:: DATA BLOCK ::

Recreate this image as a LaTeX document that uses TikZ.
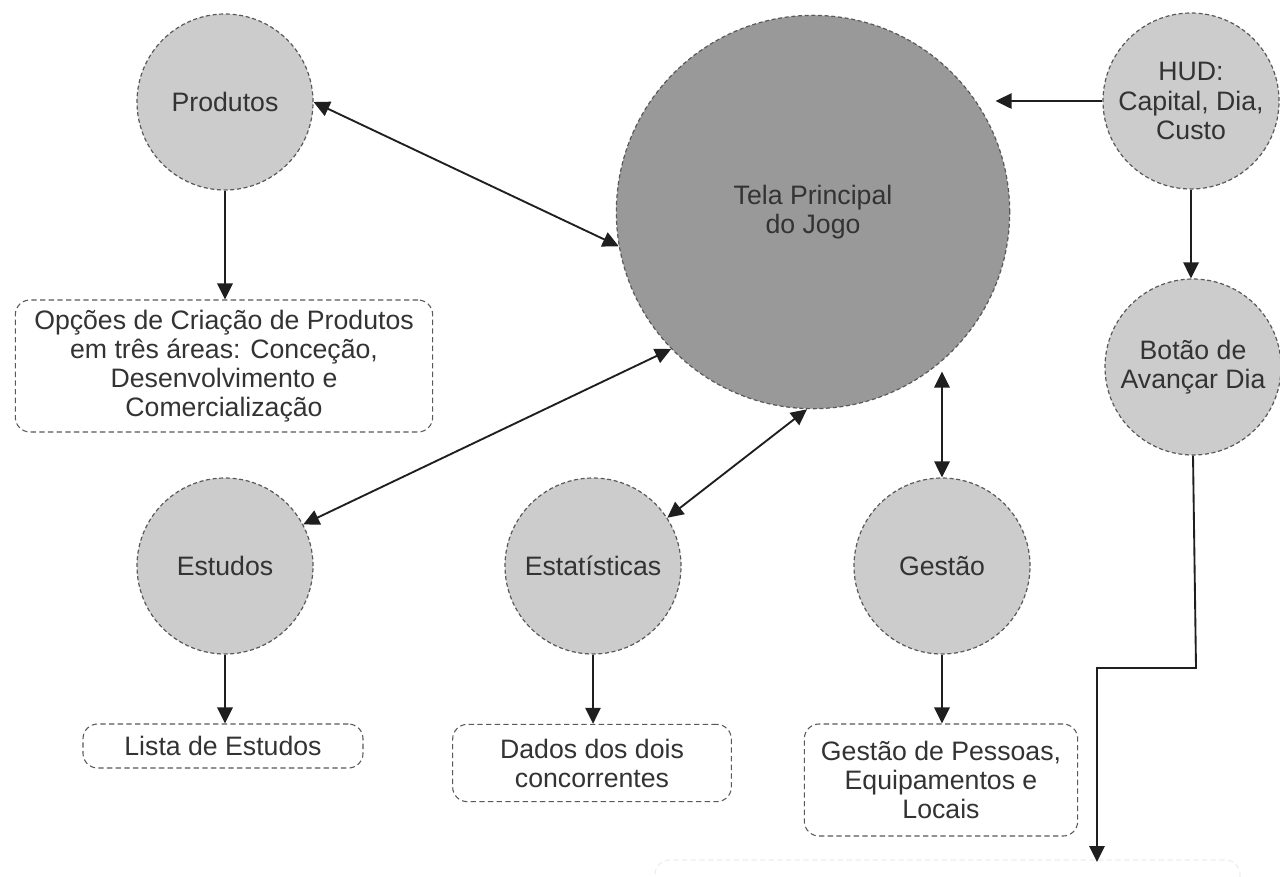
\documentclass[tikz,border=0pt]{standalone}
\usepackage{fontspec}
\setmainfont{Liberation Sans}
\usetikzlibrary{arrows.meta}
\begin{document}
\begin{tikzpicture}[x=0.75pt,y=-0.75pt,
  txt/.style={font=\fontsize{20}{21.8}\selectfont,text=black!80,align=center},
  circ/.style={circle,draw=black!65,fill=black!20,dash pattern=on 3pt off 2pt,line width=0.9pt,inner sep=0pt,minimum size=132pt,txt},
  bigcirc/.style={circ,fill=black!40,minimum size=295pt},
  tbox/.style={rectangle,rounded corners=11pt,draw=black!65,dash pattern=on 4pt off 2.5pt,line width=0.8pt,fill=white,inner sep=0pt,txt},
  arr/.style={-{Triangle[length=12pt,width=11.5pt]},line width=1.4pt,black!88},
  darr/.style={{Triangle[length=12pt,width=11.5pt]}-{Triangle[length=12pt,width=11.5pt]},line width=1.4pt,black!88}
]
\useasboundingbox (0,0) rectangle (1280,876);
\fill[white] (0,0) rectangle (1280,876);

% faint cut-off box at bottom
\draw[black!7,dash pattern=on 4pt off 2.5pt,line width=0.8pt,rounded corners=11pt]
  (655,900) -- (655,860) -- (1240,860) -- (1240,900);

\node[bigcirc] (main) at (813,212) {Tela Principal\\do Jogo};
\node[circ] (prod) at (225,102) {Produtos};
\node[circ] (hud) at (1191,101) {HUD:\\Capital, Dia,\\Custo};
\node[circ] (bot) at (1193,367) {Botão de\\Avançar Dia};
\node[circ] (est) at (225,566) {Estudos};
\node[circ] (stat) at (593,566) {Estatísticas};
\node[circ] (gest) at (942,566) {Gestão};

\node[tbox,minimum width=313pt,minimum height=99pt] (opc) at (224,366)
  {Opções de Criação de Produtos\\em três áreas: Conceção,\\Desenvolvimento e\\Comercialização};
\node[tbox,minimum width=210pt,minimum height=33pt] (lista) at (223,746) {Lista de Estudos};
\node[tbox,minimum width=209pt,minimum height=58pt] (dados) at (592,763) {Dados dos dois\\concorrentes};
\node[tbox,minimum width=205pt,minimum height=84pt] (gbox) at (941,780) {Gestão de Pessoas,\\Equipamentos e\\Locais};

\coordinate (endpt) at (1097,862);
\coordinate (bend) at (1196,668);

% connectors
\draw[darr] (prod.east) -- (main.190);
\draw[arr] (prod.south) -- (prod.south |- opc.north);
\draw[arr] (hud.west) -- ([xshift=-11pt]main.east |- hud.west);
\draw[arr] (hud.south) -- (hud.south |- bot.north);
\draw[darr] (est.28) -- (main.224);
\draw[darr] (stat.33) -- ([xshift=-4.5pt]main.south);
\draw[darr,shorten >=8pt] (gest.north) -- (gest.north |- main.311);
\draw[arr] (est.south) -- (est.south |- lista.north);
\draw[arr] (stat.south) -- (stat.south |- dados.north);
\draw[arr] (gest.south) -- (gest.south |- gbox.north);
\draw[arr] (bot.south) -- (bend) -| (endpt);
\end{tikzpicture}
\end{document}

:: YOUR INSTRUCTIONS ::
Return the material line for line, from its beginning to the line that contains "(bend) at (1196,668);", with the pictures left out.

:: TASK SOLUTION ::
Recreate this image as a LaTeX document that uses TikZ.
\documentclass[tikz,border=0pt]{standalone}
\usepackage{fontspec}
\setmainfont{Liberation Sans}
\usetikzlibrary{arrows.meta}
\begin{document}
\begin{tikzpicture}[x=0.75pt,y=-0.75pt,
  txt/.style={font=\fontsize{20}{21.8}\selectfont,text=black!80,align=center},
  circ/.style={circle,draw=black!65,fill=black!20,dash pattern=on 3pt off 2pt,line width=0.9pt,inner sep=0pt,minimum size=132pt,txt},
  bigcirc/.style={circ,fill=black!40,minimum size=295pt},
  tbox/.style={rectangle,rounded corners=11pt,draw=black!65,dash pattern=on 4pt off 2.5pt,line width=0.8pt,fill=white,inner sep=0pt,txt},
  arr/.style={-{Triangle[length=12pt,width=11.5pt]},line width=1.4pt,black!88},
  darr/.style={{Triangle[length=12pt,width=11.5pt]}-{Triangle[length=12pt,width=11.5pt]},line width=1.4pt,black!88}
]
\useasboundingbox (0,0) rectangle (1280,876);
\fill[white] (0,0) rectangle (1280,876);

% faint cut-off box at bottom
\draw[black!7,dash pattern=on 4pt off 2.5pt,line width=0.8pt,rounded corners=11pt]
  (655,900) -- (655,860) -- (1240,860) -- (1240,900);

\node[bigcirc] (main) at (813,212) {Tela Principal\\do Jogo};
\node[circ] (prod) at (225,102) {Produtos};
\node[circ] (hud) at (1191,101) {HUD:\\Capital, Dia,\\Custo};
\node[circ] (bot) at (1193,367) {Botão de\\Avançar Dia};
\node[circ] (est) at (225,566) {Estudos};
\node[circ] (stat) at (593,566) {Estatísticas};
\node[circ] (gest) at (942,566) {Gestão};

\node[tbox,minimum width=313pt,minimum height=99pt] (opc) at (224,366)
  {Opções de Criação de Produtos\\em três áreas: Conceção,\\Desenvolvimento e\\Comercialização};
\node[tbox,minimum width=210pt,minimum height=33pt] (lista) at (223,746) {Lista de Estudos};
\node[tbox,minimum width=209pt,minimum height=58pt] (dados) at (592,763) {Dados dos dois\\concorrentes};
\node[tbox,minimum width=205pt,minimum height=84pt] (gbox) at (941,780) {Gestão de Pessoas,\\Equipamentos e\\Locais};

\coordinate (endpt) at (1097,862);
\coordinate (bend) at (1196,668);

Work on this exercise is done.